Senior calls out fellow students for conformity to 'irrational COVID restrictions'

Masked Harvard Medical School students / hms.harvard.edu
February 23, 2022

A Harvard student is calling out her fellow students for perpetuating "irrational COVID restrictions" and contributing to a political climate of aggressive conformity that will stymie American excellence.

In a Wall Street Journal editorial, senior Julie Hartman argues that students at the storied school have readily complied with requirements for vaccination, mask wearing, and social distancing despite "the discouraging realization that many of them do little to protect public health." Some have even taken pleasure in the restrictions, she writes, seeing them as a "moral high ground" from which they may "condescend to and control others." The result is that America's "future leaders" have adopted a "prevailing mood" of "resignation, learned helplessness, and reluctance to dissent."

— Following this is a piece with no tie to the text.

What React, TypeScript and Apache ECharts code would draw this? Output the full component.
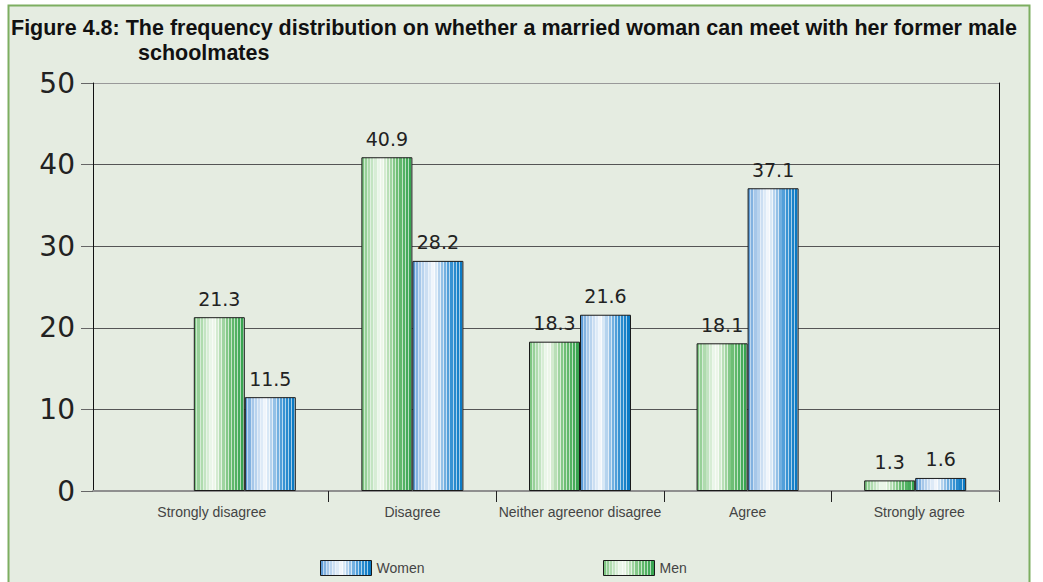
import React, { useEffect, useRef } from "react";
import * as echarts from "echarts";

const categories = [
  "Strongly disagree",
  "Disagree",
  "Neither agreenor disagree",
  "Agree",
  "Strongly agree",
];
const menValues = [21.3, 40.9, 18.3, 18.1, 1.3];
const womenValues = [11.5, 28.2, 21.6, 37.1, 1.6];
const yMin = 0;
const yMax = 50;
const yStep = 10;

const titleLine1 =
  "Figure 4.8: The frequency distribution on whether a married woman can meet with her former male";
const titleLine2 = "schoolmates";

function hexToRgb(h: string) {
  const v = parseInt(h.slice(1), 16);
  return [(v >> 16) & 255, (v >> 8) & 255, v & 255];
}
function rgbToHex(c: number[]) {
  return (
    "#" +
    c
      .map((x) => Math.max(0, Math.min(255, Math.round(x))).toString(16).padStart(2, "0"))
      .join("")
  );
}
function mix(a: string, b: string, t: number) {
  const A = hexToRgb(a);
  const B = hexToRgb(b);
  return rgbToHex(A.map((x, i) => x + (B[i] - x) * t));
}
function sample(keys: [number, string][], t: number) {
  for (let i = 0; i < keys.length - 1; i++) {
    const [t0, c0] = keys[i];
    const [t1, c1] = keys[i + 1];
    if (t >= t0 && t <= t1) return mix(c0, c1, (t - t0) / (t1 - t0));
  }
  return keys[keys.length - 1][1];
}
function stripes(keys: [number, string][], n: number) {
  const stops: { offset: number; color: string }[] = [];
  for (let i = 0; i < n; i++) {
    const a = i / n;
    const b = (i + 1) / n;
    const m = a + (b - a) * 0.7;
    const c = sample(keys, (a + b) / 2);
    const light = mix(c, "#ffffff", 0.6);
    stops.push({ offset: a, color: c }, { offset: m, color: c }, { offset: m, color: light }, { offset: b, color: light });
  }
  return new echarts.graphic.LinearGradient(0, 0, 1, 0, stops);
}

const greenKeys: [number, string][] = [
  [0, "#72c077"],
  [0.15, "#addaac"],
  [0.38, "#f6fbf4"],
  [0.5, "#c6e5c3"],
  [0.7, "#72c078"],
  [1, "#32a24c"],
];
const blueKeys: [number, string][] = [
  [0, "#4a90d2"],
  [0.15, "#a4c6e9"],
  [0.42, "#f4f8fc"],
  [0.55, "#aacdec"],
  [0.75, "#4097d5"],
  [1, "#0376c1"],
];

export default function App() {
  const ref = useRef<HTMLDivElement>(null);
  useEffect(() => {
    if (!ref.current) return;
    const chart = echarts.init(ref.current, undefined, { renderer: "svg" });
    const green = stripes(greenKeys, 16);
    const blue = stripes(blueKeys, 16);
    const catFont = "'Liberation Sans Narrow', 'Arial Narrow', 'Liberation Sans', sans-serif";
    const catStyle = { fontFamily: catFont, fontSize: 14, color: "#444" };
    const titleFont = {
      fontFamily: "'Liberation Sans', Arial, sans-serif",
      fontWeight: "bold",
      fontSize: 21.5,
      lineHeight: 25,
      color: "#111",
    };
    chart.setOption({
      animation: false,
      backgroundColor: "#ffffff",
      graphic: [
        {
          type: "rect",
          z: -100,
          silent: true,
          shape: { x: 8.5, y: 5.5, width: 1021, height: 610 },
          style: { fill: "#e5ece1", stroke: "#7dae61", lineWidth: 2 },
        },
      ],
      title: {
        text: `${titleLine1}\n{sp|}${titleLine2}`,
        left: 11,
        top: 15,
        padding: 0,
        textStyle: {
          ...titleFont,
          rich: { sp: { ...titleFont, width: 127 } },
        },
      },
      legend: [
        {
          data: ["Women"],
          left: 315,
          top: 555,
          icon: "rect",
          itemWidth: 51,
          itemHeight: 15,
          itemGap: 8,
          itemStyle: { borderWidth: 1, borderColor: "#1a1a1a" },
          textStyle: { fontFamily: catFont, fontSize: 14, color: "#444" },
        },
        {
          data: ["Men"],
          left: 598,
          top: 555,
          icon: "rect",
          itemWidth: 51,
          itemHeight: 15,
          itemGap: 8,
          itemStyle: { borderWidth: 1, borderColor: "#1a1a1a" },
          textStyle: { fontFamily: catFont, fontSize: 14, color: "#444" },
        },
      ],
      grid: [
        { left: 93, right: 44, top: 83, bottom: 91 },
        { left: 161, right: 44, top: 83, bottom: 91 },
      ],
      xAxis: [
        {
          gridIndex: 0,
          type: "value",
          min: 0,
          max: 1,
          axisLine: { show: true, onZero: false, lineStyle: { color: "#8f8f8f", width: 2 } },
          axisTick: { show: false },
          axisLabel: { show: false },
          splitLine: { show: false },
        },
        {
          gridIndex: 1,
          type: "category",
          data: categories,
          axisLine: { show: false },
          axisTick: {
            show: true,
            length: 11,
            interval: (i: number) => i !== 0,
            lineStyle: { color: "#222", width: 1 },
          },
          axisLabel: {
            margin: 14,
            ...catStyle,
            interval: 0,
            formatter: (v: string, i: number) =>
              i === 0 ? `{first|${v}}` : i === categories.length - 1 ? `{last|${v}}` : v,
            rich: {
              first: { ...catStyle, padding: [0, 66, 0, 0] },
              last: { ...catStyle, padding: [0, 0, 0, 8] },
            },
          },
        },
      ],
      yAxis: [
        {
          gridIndex: 0,
          type: "value",
          min: yMin,
          max: yMax,
          interval: yStep,
          axisLine: { show: true, lineStyle: { color: "#111", width: 1 } },
          axisTick: { show: true, length: 12, lineStyle: { color: "#666" } },
          axisLabel: { margin: 18, fontFamily: "'DejaVu Sans', sans-serif", fontSize: 28, color: "#222" },
          splitLine: {
            show: true,
            lineStyle: { color: ["#8f8f8f", "#555", "#555", "#555", "#555", "#999"], width: 1 },
          },
        },
        {
          gridIndex: 0,
          type: "value",
          position: "right",
          min: yMin,
          max: yMax,
          interval: yStep,
          axisLine: { show: true, lineStyle: { color: "#111", width: 1 } },
          axisTick: { show: false },
          axisLabel: { show: false },
          splitLine: { show: false },
        },
        {
          gridIndex: 1,
          type: "value",
          min: yMin,
          max: yMax,
          interval: yStep,
          show: false,
        },
      ],
      series: [
        {
          name: "Men",
          type: "bar",
          xAxisIndex: 1,
          yAxisIndex: 2,
          data: menValues,
          barWidth: 51,
          barGap: "0%",
          itemStyle: { color: green, borderColor: "#1a1a1a", borderWidth: 1 },
          label: {
            show: true,
            position: "top",
            distance: 9,
            fontFamily: "'DejaVu Sans', sans-serif",
            fontSize: 19,
            color: "#222",
          },
        },
        {
          name: "Women",
          type: "bar",
          xAxisIndex: 1,
          yAxisIndex: 2,
          data: womenValues,
          barWidth: 51,
          barGap: "0%",
          itemStyle: { color: blue, borderColor: "#1a1a1a", borderWidth: 1 },
          label: {
            show: true,
            position: "top",
            distance: 9,
            fontFamily: "'DejaVu Sans', sans-serif",
            fontSize: 19,
            color: "#222",
          },
        },
      ],
    });
    return () => chart.dispose();
  }, []);
  return (
    <div
      ref={ref}
      style={{ position: "absolute", left: 0, top: 0, width: 1043, height: 582 }}
    />
  );
}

The Washington Free Beacon reported in January of a similar phenomenon at Yale University. An anonymous COVID "safety" reporting system, which according to one student "made campus feel like a surveillance state," has felt "like overkill" to some at the school, but there has been no "organized opposition to the restrictions themselves." Instead, many undergraduates have chosen to keep silent rather than risk "shame" and "administrative consequences."

Hartman says the conformity is now a defining feature of America's elite.

"My peers and I are often told that we are the future leaders of America," she writes. "We may be the future decision makers, but most of us aren't leaders. Our principal concern is becoming members of the American elite, with whatever compromises, concessions, and conformity that requires."